Grade in seiner Real- und frühen Deutschland-Zeit ist Özil doch immer wieder durch kluges positionieren zwischen den Linien, häufig außen oder in den Halbräumen, aufgefallen. Vielleicht etwas andere Dynamiken benutzt als Malle, aber grundsätzlich nicht so verschieden.
Und beide sind in der Lage mit ihren kleinräumigen Pässen, Dribblings und Ausspielbewegungen direkt nach Ballannahme ziemlich konstant Durchschlagskraft zu erzeugen.

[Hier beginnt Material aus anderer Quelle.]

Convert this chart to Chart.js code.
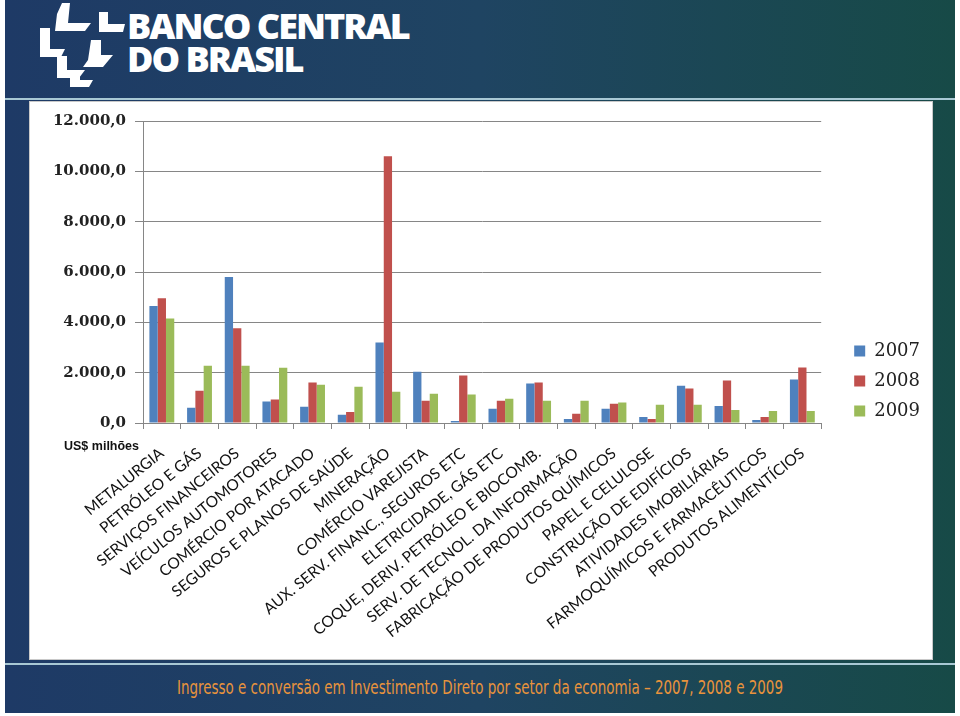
<!DOCTYPE html>
<html lang="pt-BR">
<head>
<meta charset="utf-8">
<title>Investimento Direto por setor da economia</title>
<script src="https://cdn.jsdelivr.net/npm/chart.js@4.4.1/dist/chart.umd.min.js"></script>
<style>
  html, body { margin: 0; padding: 0; background: #fff; }
  body { width: 960px; height: 716px; position: relative; overflow: hidden; }
  #slide {
    position: absolute; left: 5px; top: 0; width: 950px; height: 713px;
    background: linear-gradient(90deg, #1e3a66 0%, #1f4462 50%, #174a47 100%);
  }
  .rule { position: absolute; left: 0; width: 950px; height: 2px; background: #a8c8d4; }
  .brand {
    position: absolute; left: 122px; color: #fff;
    font-family: "Open Sans", sans-serif; font-weight: 800; font-size: 36px;
    line-height: 36px; letter-spacing: -2px; white-space: nowrap;
  }
  #panel {
    position: absolute; left: 24px; top: 101px; width: 904px; height: 559px;
    background: #fff; box-sizing: border-box; border: 1px solid #c9c9c9;
  }
  #chartBox { position: absolute; left: 0; top: 0; width: 904px; height: 559px; }
  #unit {
    position: absolute; left: 34px; top: 337px;
    font-family: "Liberation Sans", Arial, sans-serif; font-weight: bold; font-size: 12.5px; color: #111;
  }
  #footer {
    position: absolute; left: 172px; top: 676px; white-space: nowrap;
    font-family: "DejaVu Sans Condensed", "DejaVu Sans", sans-serif; font-stretch: condensed;
    font-size: 19px; color: #e8933c; transform-origin: 0 0;
  }
</style>
</head>
<body>
<div id="slide">
  <svg width="130" height="95" style="position:absolute;left:30px;top:0" viewBox="0 0 130 95">
    <g fill="#fff">
      <polygon points="27,3 35,3 33,23 56,23 50,31 20,31 22,14"/>
      <polygon points="64,12 73,12 73,24 90,24 88,32 64,32"/>
      <polygon points="5,28 15,28 15,49 30,49 26,57 5,57"/>
      <polygon points="56,40 66,40 66,55 78,55 68,67 48,67 53,60"/>
      <polygon points="22,56 32,56 32,70 50,70 44,78 22,78"/>
      <polygon points="35,72 45,72 45,80 58,80 54,87 35,87"/>
    </g>
  </svg>
  <div class="brand" style="top:8px">BANCO CENTRAL</div>
  <div class="brand" style="top:41px">DO BRASIL</div>
  <div class="rule" style="top:98px"></div>
  <div id="panel">
    <div id="chartBox"><canvas id="bcbChart"></canvas></div>
    <div id="unit">US$ milhões</div>
  </div>
  <div class="rule" style="top:663px"></div>
  <div id="footer">Ingresso e conversão em Investimento Direto por setor da economia – 2007, 2008 e 2009</div>
</div>

<script>
// --- dados ---
const setores = [
  "METALURGIA", "PETRÓLEO E GÁS", "SERVIÇOS FINANCEIROS", "VEÍCULOS AUTOMOTORES",
  "COMÉRCIO POR ATACADO", "SEGUROS E PLANOS DE SAÚDE", "MINERAÇÃO", "COMÉRCIO VAREJISTA",
  "AUX. SERV. FINANC., SEGUROS ETC", "ELETRICIDADE, GÁS ETC", "COQUE, DERIV. PETRÓLEO E BIOCOMB.",
  "SERV. DE TECNOL. DA INFORMAÇÃO", "FABRICAÇÃO DE PRODUTOS QUÍMICOS", "PAPEL E CELULOSE",
  "CONSTRUÇÃO DE EDIFÍCIOS", "ATIVIDADES IMOBILIÁRIAS", "FARMOQUÍMICOS E FARMACÊUTICOS",
  "PRODUTOS ALIMENTÍCIOS"
];
const anos = ["2007", "2008", "2009"];
const valores2007 = [4650, 610, 5800, 850, 650, 330, 3200, 2040, 80, 570, 1570, 160, 570, 240, 1480, 680, 120, 1730];
const valores2008 = [4960, 1280, 3760, 930, 1610, 440, 10600, 880, 1890, 880, 1610, 370, 760, 160, 1370, 1690, 240, 2210];
const valores2009 = [4150, 2270, 2270, 2200, 1520, 1440, 1240, 1160, 1130, 960, 880, 880, 810, 730, 730, 520, 480, 480];
const eixoY = { min: 0, max: 12000, passo: 2000 };
const cores = ["#4f81bd", "#c0504d", "#9bbb59"];

// 12000 -> "12.000,0"
function formatBR(v) {
  const inteiro = Math.round(v).toString().replace(/\B(?=(\d{3})+(?!\d))/g, ".");
  return inteiro + ",0";
}

const cinza = "#868686";

new Chart(document.getElementById("bcbChart").getContext("2d"), {
  type: "bar",
  data: {
    labels: setores,
    datasets: [
      { label: anos[0], data: valores2007, backgroundColor: cores[0] },
      { label: anos[1], data: valores2008, backgroundColor: cores[1] },
      { label: anos[2], data: valores2009, backgroundColor: cores[2] }
    ]
  },
  options: {
    animation: false,
    responsive: true,
    maintainAspectRatio: false,
    datasets: { bar: { categoryPercentage: 0.66, barPercentage: 1.0 } },
    // padding de baixo só serve para subir a legenda
    layout: { padding: { top: 19, right: 4, left: 0, bottom: 20 } },
    scales: {
      x: {
        ticks: {
          autoSkip: false, minRotation: 39, maxRotation: 39, padding: 15,
          color: "#111", font: { family: "Lato", size: 15.5 }
        },
        grid: { drawOnChartArea: false, tickLength: 6, color: cinza, offset: true },
        border: { color: cinza },
        afterFit: s => { s.height = 218; }
      },
      y: {
        min: eixoY.min, max: eixoY.max,
        ticks: {
          stepSize: eixoY.passo, padding: 9, color: "#222",
          font: { family: "DejaVu Serif", weight: "bold", size: 15 },
          callback: v => formatBR(v)
        },
        grid: { color: cinza, tickLength: 8 },
        border: { color: cinza },
        afterFit: s => { s.width = 113; }
      },
      // espaço entre o gráfico e a legenda
      espaco: {
        type: "linear", position: "right", display: true,
        ticks: { display: false }, grid: { display: false }, border: { display: false },
        afterFit: s => { s.width = 21; }
      }
    },
    plugins: {
      tooltip: { enabled: false },
      legend: {
        position: "right", align: "center",
        labels: {
          boxWidth: 11, boxHeight: 11, padding: 12, color: "#222",
          font: { family: "DejaVu Serif", size: 18 }
        }
      }
    }
  }
});

// ajusta a largura do rodapé
const rodape = document.getElementById("footer");
rodape.style.transform = "scaleX(" + (606 / rodape.scrollWidth) + ")";
</script>
</body>
</html>
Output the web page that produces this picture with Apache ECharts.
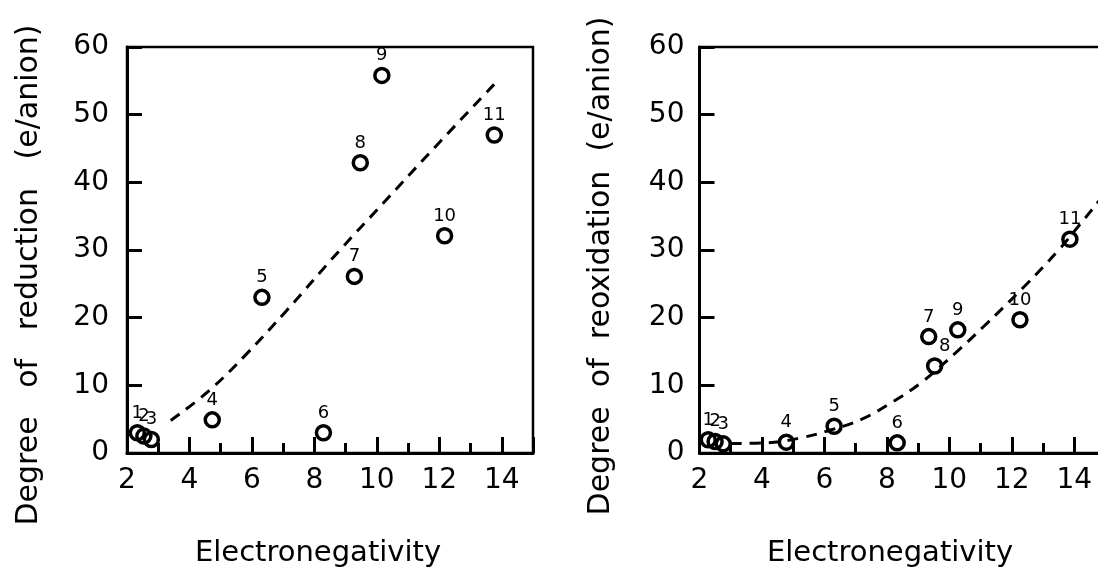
<!DOCTYPE html>
<html>
<head>
<meta charset="utf-8">
<script src="https://cdn.jsdelivr.net/npm/echarts@6/dist/echarts.min.js"></script>
<style>
  html, body { margin: 0; padding: 0; background: #fff; }
  #chart { width: 1098px; height: 568px; }
</style>
</head>
<body>
<div id="chart"></div>
<script>
const POINT_IDS = ['1', '2', '3', '4', '5', '6', '7', '8', '9', '10', '11'];

// left panel: degree of reduction
const RED_X = [2.33, 2.54, 2.78, 4.73, 6.32, 8.29, 9.28, 9.47, 10.16, 12.17, 13.76];
const RED_Y = [3.0, 2.5, 2.0, 4.9, 23.0, 3.0, 26.1, 42.9, 55.8, 32.1, 47.0];
const RED_FIT_X = [3.4, 4.6, 5.8, 7.1, 8.8, 10.2, 11.7, 13.8];
const RED_FIT_Y = [4.8, 9.1, 14.5, 21.0, 29.9, 36.9, 44.4, 54.7];

// right panel: degree of reoxidation
const REOX_X = [2.28, 2.50, 2.76, 4.78, 6.31, 8.33, 9.34, 9.53, 10.27, 12.26, 13.86];
const REOX_Y = [1.95, 1.7, 1.35, 1.6, 3.95, 1.5, 17.2, 12.85, 18.2, 19.7, 31.6];
const REOX_FIT_X = [3.0, 4.2, 5.3, 6.2, 7.2, 8.2, 9.1, 10.2, 11.1, 12.4, 13.5, 14.2, 14.8, 15.0];
const REOX_FIT_Y = [1.4, 1.5, 2.3, 3.4, 5.0, 7.6, 10.4, 14.8, 18.7, 24.6, 30.0, 33.9, 37.3, 38.6];

const X_MIN = 2, X_MAX = 15, X_STEP = 2, X_MINOR = 1;
const Y_MIN = 0, Y_MAX = 60, Y_STEP = 10;

const FONT = '"DejaVu Sans", sans-serif';
const chart = echarts.init(document.getElementById('chart'));

function pairs(xs, ys) {
  return xs.map((x, i) => [x, ys[i]]);
}

const grids = [], xAxes = [], yAxes = [], series = [];

function addPanel(left, labelGap, xs, ys, fitX, fitY, labelOffsets) {
  const g = grids.length;
  grids.push({
    left: left, top: 47, width: 406, height: 406,
    outerBoundsMode: 'none',
    show: true, borderColor: '#000', borderWidth: 2.5, backgroundColor: '#fff'
  });
  // major ticks + labels
  xAxes.push({
    gridIndex: g, type: 'value', min: X_MIN, max: X_MAX, interval: X_STEP,
    position: 'bottom',
    axisLine: { lineStyle: { color: '#000', width: 3 } },
    axisTick: { inside: true, length: 16, lineStyle: { color: '#000', width: 3 } },
    axisLabel: {
      color: '#000', fontFamily: FONT, fontSize: 28, margin: 14,
      formatter: v => (v === X_MAX ? '' : String(v))
    },
    splitLine: { show: false }
  });
  // odd-value short ticks
  xAxes.push({
    gridIndex: g, type: 'value', min: X_MIN, max: X_MAX, interval: X_MINOR,
    position: 'bottom', offset: 0,
    axisLine: { show: false },
    axisTick: { inside: true, length: 10, lineStyle: { color: '#000', width: 3 } },
    axisLabel: { show: false },
    splitLine: { show: false }
  });
  yAxes.push({
    gridIndex: g, type: 'value', min: Y_MIN, max: Y_MAX, interval: Y_STEP,
    axisLine: { show: true, lineStyle: { color: '#000', width: 3 } },
    axisTick: { show: true, inside: true, length: 15, lineStyle: { color: '#000', width: 3 } },
    axisLabel: { color: '#000', fontFamily: FONT, fontSize: 28, margin: labelGap },
    splitLine: { show: false }
  });
  series.push({
    type: 'line', xAxisIndex: g * 2, yAxisIndex: g,
    data: pairs(fitX, fitY), smooth: 0.4, symbol: 'none', silent: true,
    lineStyle: { color: '#000', width: 3, type: [11, 8] }, z: 2
  });
  series.push({
    type: 'scatter', xAxisIndex: g * 2, yAxisIndex: g,
    data: pairs(xs, ys).map((p, i) => {
      const item = { value: p, name: POINT_IDS[i] };
      if (labelOffsets[i]) item.label = { offset: labelOffsets[i] };
      return item;
    }),
    symbol: 'circle', symbolSize: 14,
    itemStyle: { color: 'rgba(255,255,255,0)', borderColor: '#000', borderWidth: 3.5, opacity: 1 },
    label: {
      show: true, position: 'top', distance: 2, formatter: '{b}',
      color: '#000', fontFamily: FONT, fontSize: 18, opacity: 1
    },
    z: 3
  });
}

addPanel(127, 18, RED_X, RED_Y, RED_FIT_X, RED_FIT_Y, {});
addPanel(699.5, 15, REOX_X, REOX_Y, REOX_FIT_X, REOX_FIT_Y, { 7: [10, 0] });

const titleStyle = { fill: '#000', font: '30px ' + FONT, textAlign: 'center', textVerticalAlign: 'middle' };

chart.setOption({
  backgroundColor: '#fff',
  animation: false,
  grid: grids,
  xAxis: xAxes,
  yAxis: yAxes,
  series: series,
  graphic: [
    { type: 'text', x: 318, y: 553, style: Object.assign({ text: 'Electronegativity' }, titleStyle, { font: '29px ' + FONT }) },
    { type: 'text', x: 890, y: 553, style: Object.assign({ text: 'Electronegativity' }, titleStyle, { font: '29px ' + FONT }) },
    { type: 'text', x: 29, y: 275, rotation: Math.PI / 2,
      style: Object.assign({ text: 'Degree   of   reduction   (e/anion)' }, titleStyle) },
    { type: 'text', x: 601, y: 266, rotation: Math.PI / 2,
      style: Object.assign({ text: 'Degree  of  reoxidation  (e/anion)' }, titleStyle) }
  ]
});
</script>
</body>
</html>
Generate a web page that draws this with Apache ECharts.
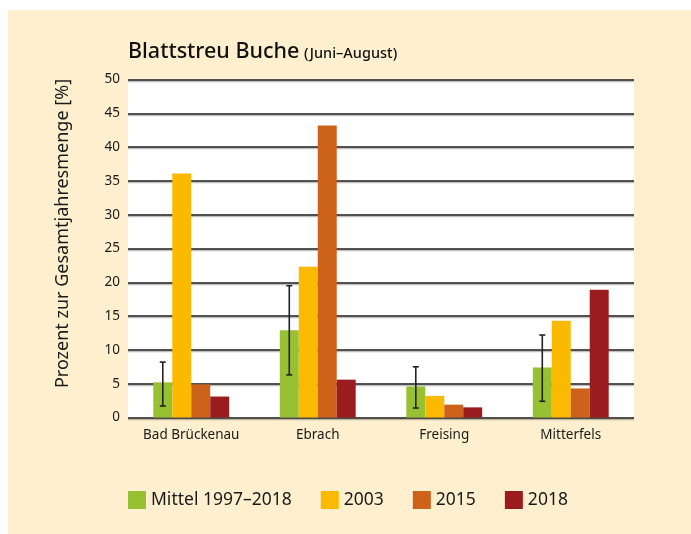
<!DOCTYPE html>
<html>
<head>
<meta charset="utf-8">
<script src="https://cdn.jsdelivr.net/npm/echarts@6/dist/echarts.min.js"></script>
<style>
  html, body { margin: 0; padding: 0; background: #fff; }
  #box { position: absolute; left: 8px; top: 10px; width: 683px; height: 524px; background: #fef0cf; }
</style>
</head>
<body>
<div id="box"></div>
<script>
// values
const categories = ['Bad Brückenau', 'Ebrach', 'Freising', 'Mitterfels'];
const mittel = [5.2, 12.9, 4.6, 7.4];
const y2003 = [36.1, 22.3, 3.2, 14.3];
const y2015 = [4.9, 43.2, 1.9, 4.3];
const y2018 = [3.1, 5.6, 1.5, 18.9];
// spread of the long-term mean (whiskers on the green bars)
const errLow = [1.7, 6.3, 1.4, 2.4];
const errHigh = [8.2, 19.5, 7.5, 12.2];

const seriesNames = ['Mittel 1997–2018', '2003', '2015', '2018'];
const colors = ['#97c133', '#fbba00', '#cd621a', '#9b1c1f'];
const gapPct = 0.4;

const font = '"Noto Sans", "Open Sans", sans-serif';
const chart = echarts.init(document.getElementById('box'));

function bar(name, data, color) {
  return {
    name: name,
    type: 'bar',
    data: data,
    barGap: 0,
    barCategoryGap: (gapPct * 100) + '%',
    itemStyle: { color: color },
    z: 2
  };
}

const errData = categories.map((c, i) => [i, errLow[i], errHigh[i]]);

chart.setOption({
  backgroundColor: 'transparent',
  animation: false,
  textStyle: { fontFamily: font },
  title: {
    left: 120,
    top: 31,
    padding: 0,
    text: '{a|Blattstreu Buche} {b|(Juni–August)}',
    textStyle: {
      rich: {
        a: { fontSize: 21.5, fontWeight: 500, color: '#111', fontFamily: font },
        b: { fontSize: 14.5, fontWeight: 500, color: '#111', fontFamily: font, padding: [4, 0, 0, 0] }
      }
    }
  },
  legend: {
    data: seriesNames,
    left: 120,
    top: 481,
    padding: 0,
    itemWidth: 18,
    itemHeight: 18,
    itemGap: 29,
    icon: 'rect',
    textStyle: { fontSize: 17.5, color: '#1a1a1a', fontFamily: font }
  },
  grid: {
    left: 120,
    right: 57,
    top: 69.5,
    bottom: 116.5,
    show: true,
    backgroundColor: '#ffffff',
    borderWidth: 0
  },
  xAxis: {
    type: 'category',
    data: categories,
    axisLine: { show: false },
    axisTick: { show: false },
    axisLabel: { fontSize: 13.5, color: '#1a1a1a', margin: 11 }
  },
  yAxis: {
    type: 'value',
    min: 0,
    max: 50,
    interval: 5,
    name: 'Prozent zur Gesamtjahresmenge [%]',
    nameLocation: 'middle',
    nameGap: 56,
    nameTextStyle: { fontSize: 18, color: '#1a1a1a', padding: [0, 0, 0, 30] },
    axisLine: { show: false },
    axisTick: { show: false },
    axisLabel: { fontSize: 13.5, color: '#1a1a1a', margin: 8 },
    splitLine: {
      lineStyle: { color: '#1a1a1a', width: 1.5, shadowColor: 'rgba(0,0,0,0.25)', shadowOffsetY: 1.5, shadowBlur: 0 }
    }
  },
  series: [
    bar(seriesNames[0], mittel, colors[0]),
    bar(seriesNames[1], y2003, colors[1]),
    bar(seriesNames[2], y2015, colors[2]),
    bar(seriesNames[3], y2018, colors[3]),
    {
      type: 'custom',
      name: 'Streuung',
      data: errData,
      z: 5,
      renderItem: function (params, api) {
        const idx = api.value(0);
        const band = api.size([1, 0])[0];
        const barW = band * (1 - gapPct) / 4;
        const cx = api.coord([idx, 0])[0] - 1.5 * barW;
        const yLo = api.coord([idx, api.value(1)])[1];
        const yHi = api.coord([idx, api.value(2)])[1];
        const st = { stroke: '#222', lineWidth: 1.6 };
        const cap = 3;
        return {
          type: 'group',
          children: [
            { type: 'line', shape: { x1: cx, y1: yLo, x2: cx, y2: yHi }, style: st },
            { type: 'line', shape: { x1: cx - cap, y1: yLo, x2: cx + cap, y2: yLo }, style: st },
            { type: 'line', shape: { x1: cx - cap, y1: yHi, x2: cx + cap, y2: yHi }, style: st }
          ]
        };
      }
    }
  ]
});
</script>
</body>
</html>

Koom 19. September 2015 um 10:30
Hm, sehe die eigentlich relativ unterschiedlich. Özil ist eher Verbindungsspieler mit wenig Zug zum Tor, während Malli sehr vertikal spielt. Beide sind aber manchmal Opfer ihrer Körpersprache, wenn sie im Spiel abgeschnitten werden.
Ansonsten: Starkes Spiel von Mainz und gleichzeitig (imo unabhängig voneinander) schwaches Spiel von Hoffenheim. Bei denen ist auch viel im Argen, wobei sie ja eigentlich „nur“ Firminho verloren haben. Deren Kaderzusammenstellung ist aber (wie Mario auch sagt) nicht ideal.
Ein Zuschauer 19. September 2015 um 12:03
Özil mit wenig Zug zum Tor? Ich finde er ist sehr stark darauf angewiesen, dass er Zug zum Tor entwickeln kann.
PNM 19. September 2015 um 14:41
Finde ich auch. Er sucht zwar eher selten selber den Abschluss, aber Zug zum Tor hat er ohne Zweifel.
Ein Zuschauer 19. September 2015 um 17:55
Malli ist halt in den Situationen am Strafraum deutlich dribblinsorientierter als Özil. Aber beide sind in gewisser Weise „spielerische Brechstangen“ (Begriff von RM mal für Özil benützt mein ich), Malli halt noch n bisschen rabiter.
PNM 20. September 2015 um 19:47
Das trifft’s perfekt.
Koom 20. September 2015 um 20:56
Ok, da diskutiere ich mal nicht gegen. Dann kenne ich Özil insgesamt zu schlecht (sehe ihn fast nur bei der N11).
Was beiden aber auf jeden Fall gleich ist: Sie können schwer „den Bock umstoßen“, wenn sie in einem Spiel abgeschnitten werden. Dann sinken die Schultern und agieren dann definitiv nur noch „verbindend“, nicht mehr entscheidend.